The problem with Socrates is that he took concepts literally as if they were objective. I think concepts are tools, not unlike hammers and nails, and thus are both of human creation and to be used for human interests. We can do many things with concepts, and the important thing is precisely how and what we are using them for, and which concepts we choose to create. There is no answer to the objective truth of the nature of any single concept, just as there is no objective or absolute answer to the question "what is virtue." The concept of virtue is a political tool that humans use to reflect upon and thus create political justice in the world. We use it for the sake of our desires regarding right and wrong. Virtue is nothing more than an extension of our own desires revolving around what purpose that concept serves.
Quote:Do you understand the buddah's glory? Christ's glory? Goku's Glory?
I think I do. They represent a grand and general absence of desire and ultimate death of the conscious mind. They are the death drive taken to extreme measures in a wholesale embrace of nothingness and nihilism. Ultimately the Buddha himself moves beyond all Gods and goddesses, all angels and demons, and even beyond love itself, since the Buddha sees love itself as empty and ultimately devoid of meaning, because love is tied so closely to desire and thus to existence.
Goku might just be a more honest depiction of what the Buddha and Christ actually are: a mind tormented with desire grander than anything else in the world and ultimately burdened by an unquenchable thirst for transcendence and ultimately...power, power over reality and the self as such. They get what they want, sure, and become enlightened, but this looks more like an escape from reality than it does any sort of mastery of reality or genuinely good thing.
I recently gave up a life as a philosopher to enter social services and I respect the real work being done there more than I do some monk who does nothing but eat rice and meditate all day, or some self-proclaimed messiah who inspires some while damning others, creating ever more division and hostility in the world through his divisive proclamations. The crusades, and the endless division between religious sects are the shadows of messiahs and the karmic debt that the world pays for the infinite hunger of these "great" individuals.
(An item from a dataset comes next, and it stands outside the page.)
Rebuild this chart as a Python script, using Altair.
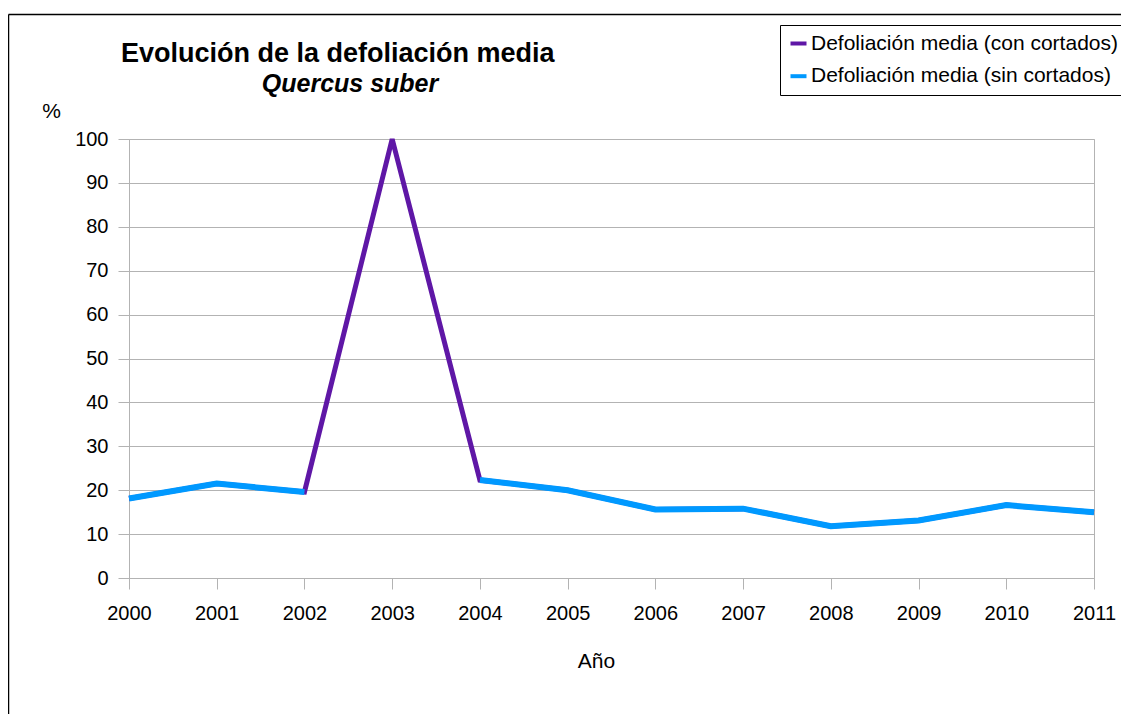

If you are wondering, I am an atheist and a communitarian anarchist. I despise the ego-centered world view that thinks in terms of saviors, kings, messiahs, and Gods. I think the difference between a cult and a
healthy society ultimately depends on whether or not there is a single individual at the center of how the society (or thought process) is structured, or if the society is a rhizomatic organism of participating agents and equals who all play a key, but non-hierarchical role. Christs and Buddhas of the world are just monuments to difference and inequality. They are compassionate and kind kings, but still kings nonetheless.